[Code that draws figures]
## begin

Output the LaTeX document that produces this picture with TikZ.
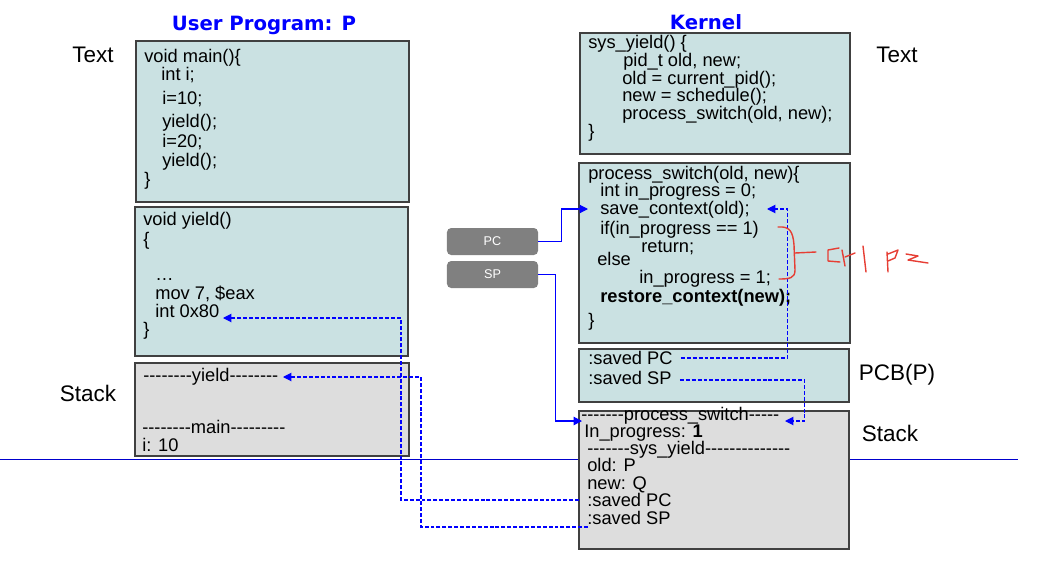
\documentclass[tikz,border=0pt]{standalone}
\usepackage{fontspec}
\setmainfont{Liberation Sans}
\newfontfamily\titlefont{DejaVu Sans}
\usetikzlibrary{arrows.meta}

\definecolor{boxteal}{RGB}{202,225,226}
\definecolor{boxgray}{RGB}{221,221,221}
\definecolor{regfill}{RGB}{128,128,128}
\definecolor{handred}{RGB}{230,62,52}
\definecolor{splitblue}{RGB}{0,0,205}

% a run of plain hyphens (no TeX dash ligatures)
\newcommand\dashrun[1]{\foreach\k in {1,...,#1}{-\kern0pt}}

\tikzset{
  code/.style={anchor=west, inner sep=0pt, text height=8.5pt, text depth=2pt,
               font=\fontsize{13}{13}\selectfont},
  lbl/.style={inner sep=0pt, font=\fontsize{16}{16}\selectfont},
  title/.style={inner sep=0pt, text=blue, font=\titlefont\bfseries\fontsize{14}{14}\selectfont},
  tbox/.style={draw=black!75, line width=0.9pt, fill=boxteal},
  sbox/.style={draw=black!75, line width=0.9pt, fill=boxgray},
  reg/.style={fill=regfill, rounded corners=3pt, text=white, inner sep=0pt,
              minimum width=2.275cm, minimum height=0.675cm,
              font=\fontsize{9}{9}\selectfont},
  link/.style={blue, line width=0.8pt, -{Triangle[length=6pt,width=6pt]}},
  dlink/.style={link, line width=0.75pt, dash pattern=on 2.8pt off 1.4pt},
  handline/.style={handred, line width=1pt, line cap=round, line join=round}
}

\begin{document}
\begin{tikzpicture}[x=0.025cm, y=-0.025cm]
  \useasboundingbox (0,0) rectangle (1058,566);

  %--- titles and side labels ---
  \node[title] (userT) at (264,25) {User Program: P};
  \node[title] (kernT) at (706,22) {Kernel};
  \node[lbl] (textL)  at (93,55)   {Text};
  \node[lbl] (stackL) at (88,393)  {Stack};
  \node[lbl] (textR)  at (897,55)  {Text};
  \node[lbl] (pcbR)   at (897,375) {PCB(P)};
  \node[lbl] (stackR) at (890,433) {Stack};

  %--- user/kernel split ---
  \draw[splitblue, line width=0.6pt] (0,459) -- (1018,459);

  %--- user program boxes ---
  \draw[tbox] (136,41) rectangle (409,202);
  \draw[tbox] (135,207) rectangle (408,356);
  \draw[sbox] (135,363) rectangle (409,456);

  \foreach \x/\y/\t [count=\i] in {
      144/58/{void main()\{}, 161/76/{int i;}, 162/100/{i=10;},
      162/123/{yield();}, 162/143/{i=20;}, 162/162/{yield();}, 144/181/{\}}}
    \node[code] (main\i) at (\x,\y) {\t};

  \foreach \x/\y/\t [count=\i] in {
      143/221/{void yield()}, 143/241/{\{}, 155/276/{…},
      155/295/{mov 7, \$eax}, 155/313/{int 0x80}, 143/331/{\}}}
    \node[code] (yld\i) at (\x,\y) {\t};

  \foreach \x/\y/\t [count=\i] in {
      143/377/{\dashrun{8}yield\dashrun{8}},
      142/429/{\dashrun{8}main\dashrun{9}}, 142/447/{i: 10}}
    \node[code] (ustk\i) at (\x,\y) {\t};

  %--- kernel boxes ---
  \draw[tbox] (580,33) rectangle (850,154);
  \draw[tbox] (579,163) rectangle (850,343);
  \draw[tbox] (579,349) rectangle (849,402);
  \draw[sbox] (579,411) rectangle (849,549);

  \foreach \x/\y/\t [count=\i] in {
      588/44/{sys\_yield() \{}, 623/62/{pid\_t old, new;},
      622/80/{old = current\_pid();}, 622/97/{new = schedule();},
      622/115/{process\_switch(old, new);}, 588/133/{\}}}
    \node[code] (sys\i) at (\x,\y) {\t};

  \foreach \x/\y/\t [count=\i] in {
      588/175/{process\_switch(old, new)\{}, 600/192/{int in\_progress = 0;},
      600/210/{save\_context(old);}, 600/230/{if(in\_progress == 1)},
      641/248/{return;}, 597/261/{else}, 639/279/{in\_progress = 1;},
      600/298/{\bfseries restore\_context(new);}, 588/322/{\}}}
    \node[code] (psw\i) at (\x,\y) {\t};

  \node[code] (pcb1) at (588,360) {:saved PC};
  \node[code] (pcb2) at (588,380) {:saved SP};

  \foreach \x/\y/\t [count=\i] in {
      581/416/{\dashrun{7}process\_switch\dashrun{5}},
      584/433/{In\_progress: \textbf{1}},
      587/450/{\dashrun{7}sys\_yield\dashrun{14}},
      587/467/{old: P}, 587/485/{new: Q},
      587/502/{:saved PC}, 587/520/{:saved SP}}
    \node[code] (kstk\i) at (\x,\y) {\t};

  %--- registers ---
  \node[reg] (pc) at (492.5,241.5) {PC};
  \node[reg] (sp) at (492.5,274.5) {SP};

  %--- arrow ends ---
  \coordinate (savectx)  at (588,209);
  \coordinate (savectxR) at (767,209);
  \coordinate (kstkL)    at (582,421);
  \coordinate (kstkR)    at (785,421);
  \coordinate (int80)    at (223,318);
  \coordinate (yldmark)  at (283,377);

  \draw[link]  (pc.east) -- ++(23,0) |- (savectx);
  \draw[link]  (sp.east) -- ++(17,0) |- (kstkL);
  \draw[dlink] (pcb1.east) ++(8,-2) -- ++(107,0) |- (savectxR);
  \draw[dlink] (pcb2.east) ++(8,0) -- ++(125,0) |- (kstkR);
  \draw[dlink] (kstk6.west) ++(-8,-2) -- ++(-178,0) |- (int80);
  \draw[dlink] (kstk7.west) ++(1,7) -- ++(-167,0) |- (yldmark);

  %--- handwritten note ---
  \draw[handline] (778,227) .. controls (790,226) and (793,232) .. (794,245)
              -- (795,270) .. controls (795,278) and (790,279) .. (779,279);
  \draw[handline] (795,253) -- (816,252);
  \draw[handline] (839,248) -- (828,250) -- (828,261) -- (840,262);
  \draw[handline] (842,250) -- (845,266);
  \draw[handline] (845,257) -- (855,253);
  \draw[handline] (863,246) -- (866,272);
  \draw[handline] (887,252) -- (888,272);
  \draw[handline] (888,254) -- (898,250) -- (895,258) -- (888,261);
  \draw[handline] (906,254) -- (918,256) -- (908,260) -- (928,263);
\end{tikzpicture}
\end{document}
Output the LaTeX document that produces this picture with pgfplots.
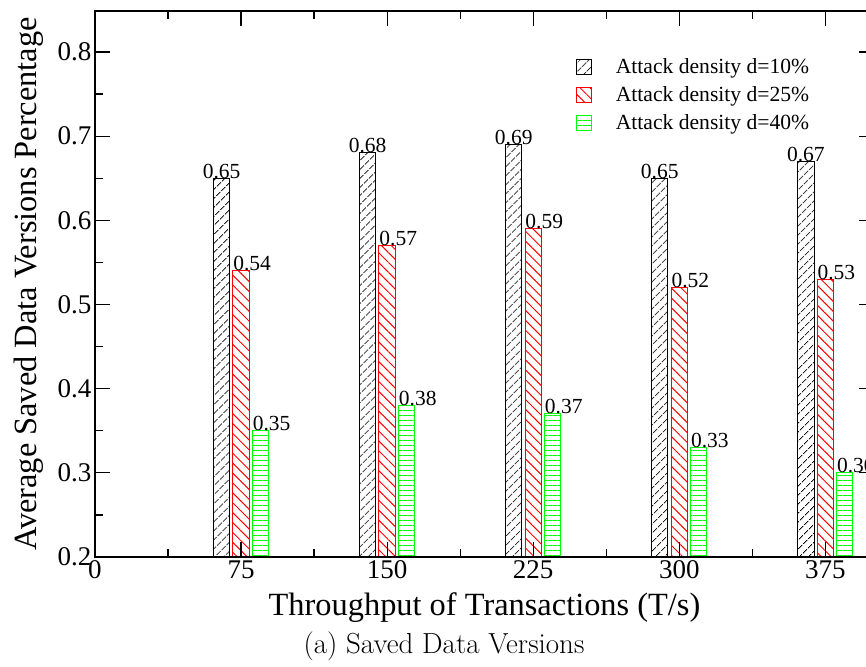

## end

### Exercise
Copy out the whole listing exactly, and don't carry over any pictures.

### Solved problem
Output the LaTeX document that produces this picture with TikZ.
\documentclass[tikz,border=0pt]{standalone}
\usepackage{fontspec}
\setmainfont{Liberation Sans}
\newfontfamily\titlefont{DejaVu Sans}
\usetikzlibrary{arrows.meta}

\definecolor{boxteal}{RGB}{202,225,226}
\definecolor{boxgray}{RGB}{221,221,221}
\definecolor{regfill}{RGB}{128,128,128}
\definecolor{handred}{RGB}{230,62,52}
\definecolor{splitblue}{RGB}{0,0,205}

% a run of plain hyphens (no TeX dash ligatures)
\newcommand\dashrun[1]{\foreach\k in {1,...,#1}{-\kern0pt}}

\tikzset{
  code/.style={anchor=west, inner sep=0pt, text height=8.5pt, text depth=2pt,
               font=\fontsize{13}{13}\selectfont},
  lbl/.style={inner sep=0pt, font=\fontsize{16}{16}\selectfont},
  title/.style={inner sep=0pt, text=blue, font=\titlefont\bfseries\fontsize{14}{14}\selectfont},
  tbox/.style={draw=black!75, line width=0.9pt, fill=boxteal},
  sbox/.style={draw=black!75, line width=0.9pt, fill=boxgray},
  reg/.style={fill=regfill, rounded corners=3pt, text=white, inner sep=0pt,
              minimum width=2.275cm, minimum height=0.675cm,
              font=\fontsize{9}{9}\selectfont},
  link/.style={blue, line width=0.8pt, -{Triangle[length=6pt,width=6pt]}},
  dlink/.style={link, line width=0.75pt, dash pattern=on 2.8pt off 1.4pt},
  handline/.style={handred, line width=1pt, line cap=round, line join=round}
}

\begin{document}
\begin{tikzpicture}[x=0.025cm, y=-0.025cm]
  \useasboundingbox (0,0) rectangle (1058,566);

  %--- titles and side labels ---
  \node[title] (userT) at (264,25) {User Program: P};
  \node[title] (kernT) at (706,22) {Kernel};
  \node[lbl] (textL)  at (93,55)   {Text};
  \node[lbl] (stackL) at (88,393)  {Stack};
  \node[lbl] (textR)  at (897,55)  {Text};
  \node[lbl] (pcbR)   at (897,375) {PCB(P)};
  \node[lbl] (stackR) at (890,433) {Stack};

  %--- user/kernel split ---
  \draw[splitblue, line width=0.6pt] (0,459) -- (1018,459);

  %--- user program boxes ---
  \draw[tbox] (136,41) rectangle (409,202);
  \draw[tbox] (135,207) rectangle (408,356);
  \draw[sbox] (135,363) rectangle (409,456);

  \foreach \x/\y/\t [count=\i] in {
      144/58/{void main()\{}, 161/76/{int i;}, 162/100/{i=10;},
      162/123/{yield();}, 162/143/{i=20;}, 162/162/{yield();}, 144/181/{\}}}
    \node[code] (main\i) at (\x,\y) {\t};

  \foreach \x/\y/\t [count=\i] in {
      143/221/{void yield()}, 143/241/{\{}, 155/276/{…},
      155/295/{mov 7, \$eax}, 155/313/{int 0x80}, 143/331/{\}}}
    \node[code] (yld\i) at (\x,\y) {\t};

  \foreach \x/\y/\t [count=\i] in {
      143/377/{\dashrun{8}yield\dashrun{8}},
      142/429/{\dashrun{8}main\dashrun{9}}, 142/447/{i: 10}}
    \node[code] (ustk\i) at (\x,\y) {\t};

  %--- kernel boxes ---
  \draw[tbox] (580,33) rectangle (850,154);
  \draw[tbox] (579,163) rectangle (850,343);
  \draw[tbox] (579,349) rectangle (849,402);
  \draw[sbox] (579,411) rectangle (849,549);

  \foreach \x/\y/\t [count=\i] in {
      588/44/{sys\_yield() \{}, 623/62/{pid\_t old, new;},
      622/80/{old = current\_pid();}, 622/97/{new = schedule();},
      622/115/{process\_switch(old, new);}, 588/133/{\}}}
    \node[code] (sys\i) at (\x,\y) {\t};

  \foreach \x/\y/\t [count=\i] in {
      588/175/{process\_switch(old, new)\{}, 600/192/{int in\_progress = 0;},
      600/210/{save\_context(old);}, 600/230/{if(in\_progress == 1)},
      641/248/{return;}, 597/261/{else}, 639/279/{in\_progress = 1;},
      600/298/{\bfseries restore\_context(new);}, 588/322/{\}}}
    \node[code] (psw\i) at (\x,\y) {\t};

  \node[code] (pcb1) at (588,360) {:saved PC};
  \node[code] (pcb2) at (588,380) {:saved SP};

  \foreach \x/\y/\t [count=\i] in {
      581/416/{\dashrun{7}process\_switch\dashrun{5}},
      584/433/{In\_progress: \textbf{1}},
      587/450/{\dashrun{7}sys\_yield\dashrun{14}},
      587/467/{old: P}, 587/485/{new: Q},
      587/502/{:saved PC}, 587/520/{:saved SP}}
    \node[code] (kstk\i) at (\x,\y) {\t};

  %--- registers ---
  \node[reg] (pc) at (492.5,241.5) {PC};
  \node[reg] (sp) at (492.5,274.5) {SP};

  %--- arrow ends ---
  \coordinate (savectx)  at (588,209);
  \coordinate (savectxR) at (767,209);
  \coordinate (kstkL)    at (582,421);
  \coordinate (kstkR)    at (785,421);
  \coordinate (int80)    at (223,318);
  \coordinate (yldmark)  at (283,377);

  \draw[link]  (pc.east) -- ++(23,0) |- (savectx);
  \draw[link]  (sp.east) -- ++(17,0) |- (kstkL);
  \draw[dlink] (pcb1.east) ++(8,-2) -- ++(107,0) |- (savectxR);
  \draw[dlink] (pcb2.east) ++(8,0) -- ++(125,0) |- (kstkR);
  \draw[dlink] (kstk6.west) ++(-8,-2) -- ++(-178,0) |- (int80);
  \draw[dlink] (kstk7.west) ++(1,7) -- ++(-167,0) |- (yldmark);

  %--- handwritten note ---
  \draw[handline] (778,227) .. controls (790,226) and (793,232) .. (794,245)
              -- (795,270) .. controls (795,278) and (790,279) .. (779,279);
  \draw[handline] (795,253) -- (816,252);
  \draw[handline] (839,248) -- (828,250) -- (828,261) -- (840,262);
  \draw[handline] (842,250) -- (845,266);
  \draw[handline] (845,257) -- (855,253);
  \draw[handline] (863,246) -- (866,272);
  \draw[handline] (887,252) -- (888,272);
  \draw[handline] (888,254) -- (898,250) -- (895,258) -- (888,261);
  \draw[handline] (906,254) -- (918,256) -- (908,260) -- (928,263);
\end{tikzpicture}
\end{document}
Output the LaTeX document that produces this picture with pgfplots.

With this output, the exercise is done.